Systems help me solve other problems but I’m not sure a system is what I need to encourage reflection. Part of the problem is just how much of my life has become systematic. When we automate things, we do it to free up cognitive cycles so we can focus that attention in more appropriate places. But I think that we can start to expect ‘automatic’ and then we struggle with the things that aren’t. We’re training ourselves to believe everything should come easily and that software and workflows can solve our problems when many problems are about awareness. They’re about presence and like mindful meditation, presence is a path—a practice—and that’s intrinsic not systematic.
So how do I make it intrinsic to organize my thoughts of things that passed? How can I do it in a way where they are archived and indexed for when my memory fails? It’s not that I want to begin spending a lot of my time reminiscing but I want a practice that means when I do, I can do so well.
I think part of the answer is Day One. It’s not the whole answer though and that’s the challenging part. I already use Day One occasionally and can see benefits in saving things to it but like my friend Andrew Marvin said in a conversation on Alpha, there’s no immediate consequences to not have a practice of writing down what has passed. It can instantly affect us when we forget an idea that we think is genius. A name for the app we’re working on, a sentence we think will pull the whole piece together, that thing we have to grab from the drug store, or a link to the answer which will fix the bug we’ve been working on. We’ve been learning to capture these things before they sublimate into creative despair because having that idea leave us can be painful. But memories fade much slower. It feels like there’s a lot less riding—within our jobs, relationships, and projects—on keeping clarity of the past as remembering what needs to happen in the future.
How can we be as mindful about capturing our past as we are for our future?
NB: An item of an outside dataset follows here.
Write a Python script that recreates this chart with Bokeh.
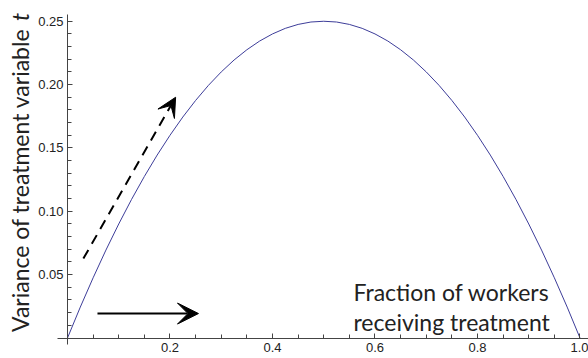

I think the answer manifests itself in the idea of it being a practice rather than a system. With a system, B can work and A doesn’t. It’s trial and error. With a practice, it’s a much longer path and one that’s about being aware of the things which bring pure joy, the conversations that have hurt, and the scenes that are beauty in its essence. Those are the moments that we can’t let slip by.
Those are what we need to practice holding on to so when it’s time for a new toothbrush we have moments to embrace which remind us our path is filled with blessings.